I'm ready to start the wiring for the heaters now.   The plan, such as it is, is to mount the thermostat on the door frame, run the wiring down the frame in a wire channel thingy, and hope for the best.

Of course, what I find during this planning phase is that the door frame is in really bad shape and needs to be painted.

Just one more digression before the main act...we seem to have had a lot of these in this project.

You can see the condition of the frame in the picture on the right.  There are a lot of dents and gashes and bad paint.  The PO's must have been c-c-crazy from running into the door jambs so much!

But it's better to fill them and repaint now rather than later.

So I fill the gashes and dents and wait for the filler to dry.

While I wait for the filler - which takes several coats to fill some of the worst spots - to dry, I figgur I can go ahead and do a test wiring-up of the heaters to make sure they work.

I would really hate it if I connected everything up and I had no heat.  That wouldn't be cool (heh heh).

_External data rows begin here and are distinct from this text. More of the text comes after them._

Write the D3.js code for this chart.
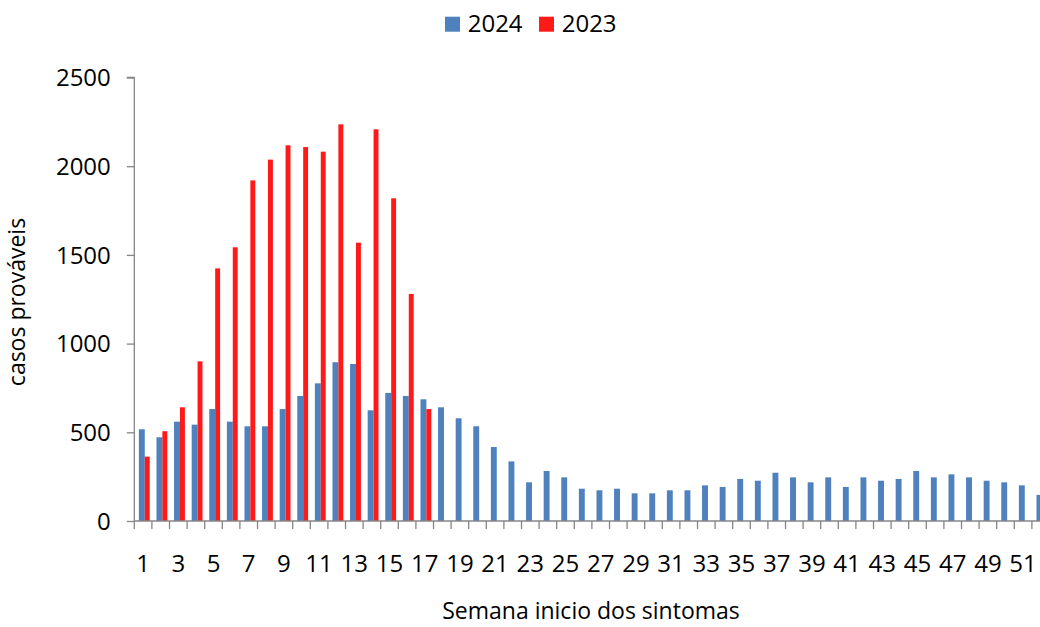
<!DOCTYPE html>
<html>
<head>
<meta charset="utf-8">
<script src="https://cdn.jsdelivr.net/npm/d3@7"></script>
<style>
html,body{margin:0;padding:0;background:#fff;}
svg{display:block;font-family:"Open Sans",sans-serif;}
</style>
</head>
<body>
<svg id="chart" width="1040" height="627"></svg>
<script>
const weeks = d3.range(1, 53);
const series2024 = [517,472,560,543,631,560,534,534,631,705,776,895,885,624,722,705,686,641,579,534,417,336,218,282,246,182,173,182,156,156,173,173,201,192,237,227,272,246,218,246,192,246,227,237,282,246,263,246,227,218,201,147];
const series2023 = [363,506,641,900,1424,1543,1920,2037,2118,2108,2082,2236,1569,2208,1819,1280,631];
const yTicks = [0,500,1000,1500,2000,2500];
const seriesNames = ["2024","2023"];
const colors = {"2024":"#4F81BD","2023":"#FF1A1A"};

(function(){
const svg = d3.select("#chart");
const plotLeft = 134.3, plotBottom = 521, plotTop = 77.5;
const x = d3.scaleBand().domain(weeks).range([plotLeft, plotLeft + 52*17.6]).paddingInner(0).paddingOuter(0);
const y = d3.scaleLinear().domain([0,2500]).range([plotBottom, plotTop]);
const bw = x.bandwidth();

// bars
const g = svg.append("g");
g.selectAll("rect.b24").data(series2024.map((v,i)=>({w:weeks[i],v})))
  .enter().append("rect").attr("class","b24")
  .attr("x", d => x(d.w) + bw*0.26)
  .attr("width", bw*0.335)
  .attr("y", d => y(d.v))
  .attr("height", d => y(0) - y(d.v))
  .attr("fill", colors["2024"]);
g.selectAll("rect.b23").data(series2023.map((v,i)=>({w:weeks[i],v})))
  .enter().append("rect").attr("class","b23")
  .attr("x", d => x(d.w) + bw*0.595)
  .attr("width", bw*0.28)
  .attr("y", d => y(d.v))
  .attr("height", d => y(0) - y(d.v))
  .attr("fill", colors["2023"]);

const axisColor = "#868686";
// y axis
const yAxis = d3.axisLeft(y).tickValues(yTicks).tickFormat(d3.format("d")).tickSize(7.5).tickPadding(16);
const ya = svg.append("g").attr("transform", `translate(${plotLeft},0)`).call(yAxis);
ya.select(".domain").attr("stroke", axisColor).attr("stroke-width",1.3).attr("d", `M-7.5,${plotTop}H0V${plotBottom}`);
ya.selectAll(".tick line").attr("stroke", axisColor).attr("stroke-width",1.3);
ya.selectAll(".tick text").attr("font-size", 24).attr("font-family","Open Sans").attr("fill","#000").attr("dy","0.34em");

// x axis baseline and ticks at band boundaries
svg.append("line").attr("x1", plotLeft).attr("x2", 1040).attr("y1", plotBottom).attr("y2", plotBottom)
  .attr("stroke", axisColor).attr("stroke-width",1.3);
svg.append("g").selectAll("line").data(weeks).enter().append("line")
  .attr("x1", d => x(d) ).attr("x2", d => x(d))
  .attr("y1", plotBottom).attr("y2", plotBottom + 8)
  .attr("stroke", axisColor).attr("stroke-width",1.3);
svg.append("g").selectAll("text").data(weeks.filter(w => w % 2 === 1)).enter().append("text")
  .attr("x", d => x(d) + bw/2).attr("y", 571.5)
  .attr("text-anchor","middle").attr("font-size",24).attr("fill","#000")
  .text(d => d);

// axis titles
svg.append("text").attr("x", 591).attr("y", 619).attr("text-anchor","middle")
  .attr("font-size",23).attr("fill","#000").text("Semana inicio dos sintomas");
svg.append("text").attr("transform","translate(25,302) rotate(-90)").attr("text-anchor","middle")
  .attr("font-size",23).attr("fill","#000").text("casos prováveis");

// legend
const legX = [445, 539];
const leg = svg.append("g");
seriesNames.forEach((s,i) => {
  leg.append("rect").attr("x", legX[i]).attr("y", 16.7).attr("width",15).attr("height",15).attr("fill", colors[s]);
  leg.append("text").attr("x", legX[i] + 22.7).attr("y", 32).attr("font-size",24).attr("fill","#000").text(s);
});
})();
</script>
</body>
</html>
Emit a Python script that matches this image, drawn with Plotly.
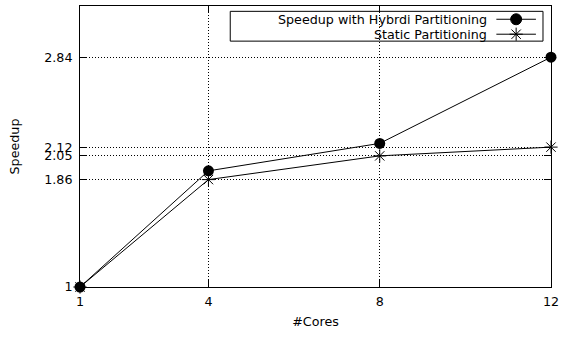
import plotly.graph_objects as go

cores = [1, 4, 8, 12]
hybrid = [1.0, 1.93, 2.15, 2.84]
static = [1.0, 1.86, 2.05, 2.12]
ytick_vals = [1, 1.86, 2.05, 2.12, 2.84]
ytick_text = ["1", "1.86", "2.05", "2.12", "2.84"]
xtick_vals = [1, 4, 8, 12]
names = ["Speedup with Hybrdi Partitioning", "Static Partitioning"]

FONT = dict(family="DejaVu Sans", size=12.7, color="black")

fig = go.Figure()
fig.add_trace(go.Scatter(x=cores, y=hybrid, mode="lines+markers", name=names[0],
                         line=dict(color="black", width=1),
                         marker=dict(symbol="circle", size=11, color="black"),
                         showlegend=False, cliponaxis=False))
fig.add_trace(go.Scatter(x=cores, y=static, mode="lines+markers", name=names[1],
                         line=dict(color="black", width=1),
                         marker=dict(symbol="asterisk-open", size=11, color="black",
                                     line=dict(color="black", width=1)),
                         showlegend=False, cliponaxis=False))

# custom gnuplot-style legend (text left, sample right)
leg_rows = [0.9528, 0.8996]
fig.add_shape(type="rect", xref="paper", yref="paper", x0=0.319, x1=0.983, y0=0.875, y1=0.981,
              line=dict(color="black", width=1), fillcolor="white", layer="between")
for i, nm in enumerate(names):
    fig.add_annotation(x=0.866, y=leg_rows[i], xref="paper", yref="paper", text=nm,
                       showarrow=False, xanchor="right", yanchor="middle", font=FONT,
                       borderpad=0)
symbols = ["circle", "asterisk-open"]
for i in range(2):
    fig.add_trace(go.Scatter(x=[0.884, 0.968], y=[leg_rows[i]] * 2, mode="lines",
                             line=dict(color="black", width=1), xaxis="x2", yaxis="y2",
                             showlegend=False, hoverinfo="skip"))
    fig.add_trace(go.Scatter(x=[0.926], y=[leg_rows[i]], mode="markers",
                             marker=dict(symbol=symbols[i], size=11, color="black",
                                         line=dict(color="black", width=1)),
                             xaxis="x2", yaxis="y2", showlegend=False, hoverinfo="skip"))

axis_common = dict(showline=True, linecolor="black", linewidth=1, mirror="allticks",
                   ticks="inside", ticklen=7, tickcolor="black", tickwidth=1,
                   showgrid=True, gridcolor="black", gridwidth=1, griddash="1px,2px",
                   zeroline=False, tickfont=FONT)

fig.update_layout(
    width=564, height=337,
    margin=dict(l=80, r=9, t=5, b=50),
    plot_bgcolor="white", paper_bgcolor="white",
    font=FONT,
    xaxis=dict(range=[1, 12], tickmode="array", tickvals=xtick_vals, ticklabelstandoff=3,
               title=dict(text="#Cores", font=FONT, standoff=8), **axis_common),
    yaxis=dict(range=[1, 3.25], tickmode="array", tickvals=ytick_vals, ticktext=ytick_text,
               ticklabelstandoff=4,
               title=dict(text="Speedup", font=FONT, standoff=21), **axis_common),
    xaxis2=dict(range=[0, 1], overlaying="x", visible=False, fixedrange=True),
    yaxis2=dict(range=[0, 1], overlaying="y", visible=False, fixedrange=True),
    showlegend=False,
)

fig.write_html("out.html")
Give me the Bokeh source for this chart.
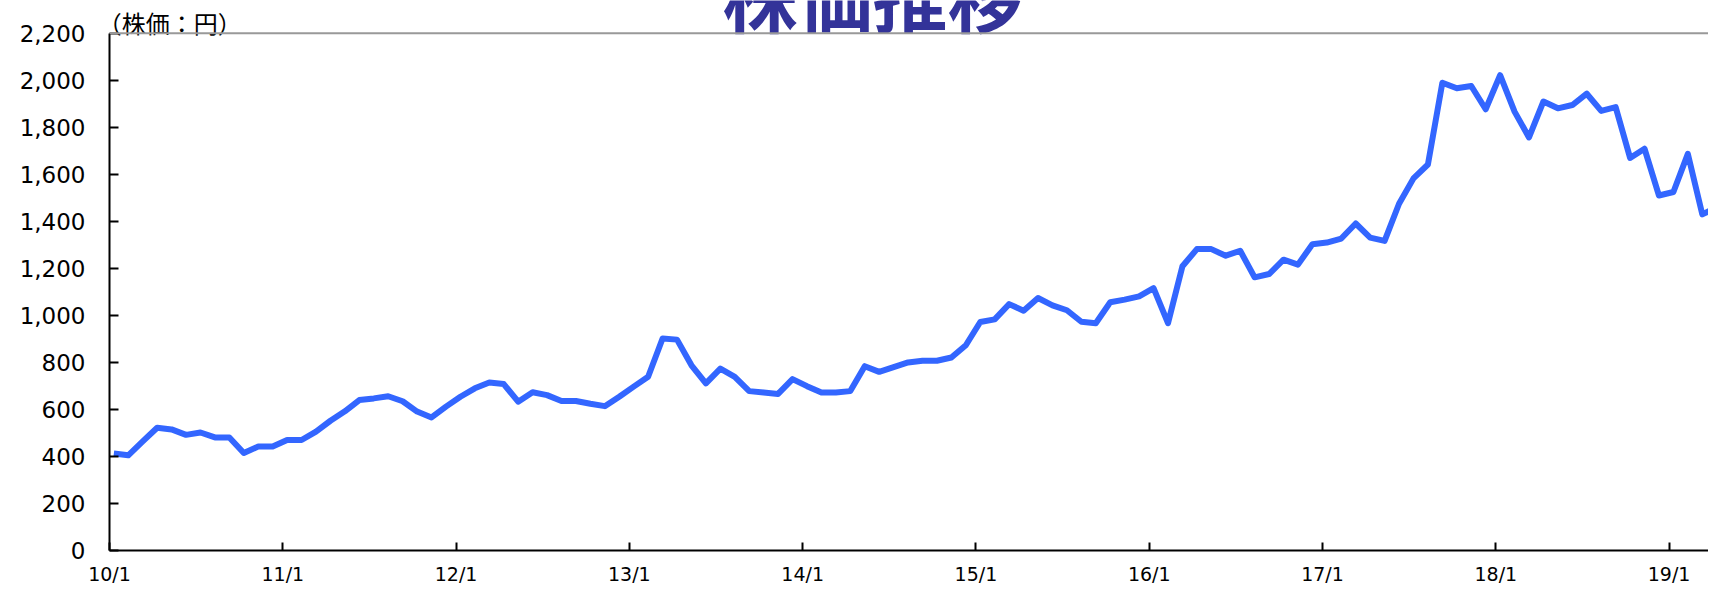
from bokeh.plotting import figure
from bokeh.models import Range1d, FixedTicker, NumeralTickFormatter, Span, ColumnDataSource
from bokeh.core.properties import value
from bokeh.embed import file_html
from bokeh.resources import INLINE

# Monthly share price (yen), Jan 2010 onward
price = [
    413, 405, 464, 522, 515, 492, 502, 481, 481, 415, 442, 442,      # 2010
    470, 470, 506, 552, 592, 640, 647, 656, 635, 591, 566, 612,      # 2011
    654, 690, 715, 708, 633, 673, 661, 636, 636, 624, 614, 654,      # 2012
    697, 739, 902, 897, 788, 711, 774, 739, 678, 672, 666, 729,      # 2013
    699, 672, 672, 678, 784, 760, 780, 800, 807, 807, 821, 873,      # 2014
    972, 983, 1048, 1020, 1074, 1043, 1022, 973, 967, 1056, 1067, 1081,  # 2015
    1116, 967, 1209, 1282, 1282, 1254, 1275, 1162, 1176, 1237, 1216, 1303,  # 2016
    1310, 1327, 1391, 1331, 1317, 1475, 1583, 1642, 1990, 1966, 1976, 1877,  # 2017
    2022, 1867, 1757, 1910, 1881, 1895, 1943, 1870, 1886, 1670, 1709, 1510,  # 2018
    1525, 1687, 1430, 1460,                                          # 2019
]
months = [f"{2010 + i // 12}/{i % 12 + 1}" for i in range(len(price))]
tick_labels = ["10/1", "11/1", "12/1", "13/1", "14/1", "15/1", "16/1", "17/1", "18/1", "19/1"]
y_ticks = [0, 200, 400, 600, 800, 1000, 1200, 1400, 1600, 1800, 2000, 2200]
title_text = ["株価推移"]
unit_text = ["（株価：円）"]

X0 = -0.3
Y_MAX = 2200
Y_TOP = 2339.6   # canvas top, above the chart's 2,200 border

src = ColumnDataSource(dict(x=list(range(len(price))), y=price, m=months))

p = figure(width=1708, height=587, output_backend="svg", toolbar_location=None,
           x_range=Range1d(X0, 110.43), y_range=Range1d(0, Y_TOP),
           min_border_left=109, min_border_right=0, min_border_top=0, min_border_bottom=34)
p.outline_line_color = None
p.grid.grid_line_color = None
p.background_fill_color = "white"
p.border_fill_color = "white"

p.line("x", "y", source=src, line_color="#3366FF", line_width=6, line_join="round")

# top border of the chart area
p.add_layout(Span(location=Y_MAX, dimension="width", line_color="#999999", line_width=2))

tick_pos = [12 * k + X0 for k in range(len(tick_labels))]
p.xaxis.ticker = FixedTicker(ticks=tick_pos)
p.xaxis.major_label_overrides = {t: l for t, l in zip(tick_pos, tick_labels)}
p.xaxis.minor_tick_line_color = None
p.xaxis.major_tick_in = 8
p.xaxis.major_tick_out = 0
p.xaxis.axis_line_width = 2
p.xaxis.axis_line_color = "black"
p.xaxis.major_tick_line_width = 2
p.xaxis.major_label_text_font = "DejaVu Sans"
p.xaxis.major_label_text_font_size = "19px"
p.xaxis.major_label_text_color = "black"
p.xaxis.major_label_standoff = 12

p.yaxis.ticker = FixedTicker(ticks=y_ticks)
p.yaxis.bounds = (0, Y_MAX)
p.yaxis.formatter = NumeralTickFormatter(format="0,0")
p.yaxis.minor_tick_line_color = None
p.yaxis.major_tick_in = 9
p.yaxis.major_tick_out = 0
p.yaxis.axis_line_width = 2
p.yaxis.axis_line_color = "black"
p.yaxis.major_tick_line_width = 2
p.yaxis.major_label_text_font = "DejaVu Sans"
p.yaxis.major_label_text_font_size = "23px"
p.yaxis.major_label_text_color = "black"
p.yaxis.major_label_standoff = 24

p.text(x=[52.54], y=[2365], text=title_text, text_align="center", text_baseline="middle",
       text_font=value("Noto Sans CJK JP"), text_font_style="bold", text_font_size=value("75px"),
       text_color="#333399")
p.text(x=[-1.12], y=[2244], text=unit_text, text_align="left", text_baseline="middle",
       text_font=value("Noto Sans CJK JP"), text_font_size=value("24px"), text_color="black")

open("out.html", "w").write(file_html(p, INLINE))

On the left is the wiring diagram for the heaters.  If you can read schematics, you can see that we're going to connect the heaters in parallel.  The total load on the circuit will be almost 18 amps.  I'll have them on a 30 amp circuit so there shouldn't be any concern about overloading the circuit.

I don't have pics of the connecting-of-the-heaters-together-in-parallel, but you can rest assured it went ok.

I have the heater circuit line coming into the room from under the step under the door.  (That part will be clearer in a bit).  We need to run the heater line to the thermostat, then run a line from the thermostat to the point market "Power Supply" in the heater diagram above.  So there will be two lines going up the wall to the thermostat - the "input" from the house breaker box, and the "output" to the heaters.


Being an audio guy, I think of current or circuit flow in terms of "in" and "out," which is easier for me to visualize.  The picture above is the thermostat wired up and laying on the floor...just as a test.  And it works!

I disconnect the thermostat and hold it up to the door frame to measure where it will be mounted.  The thermostat instructions say it needs to be at least five feet above the floor.

Now it's just...I say "just" a matter of mounting it, running the cables through the wire cover and turning it on.  Should be easy, right?  Ha.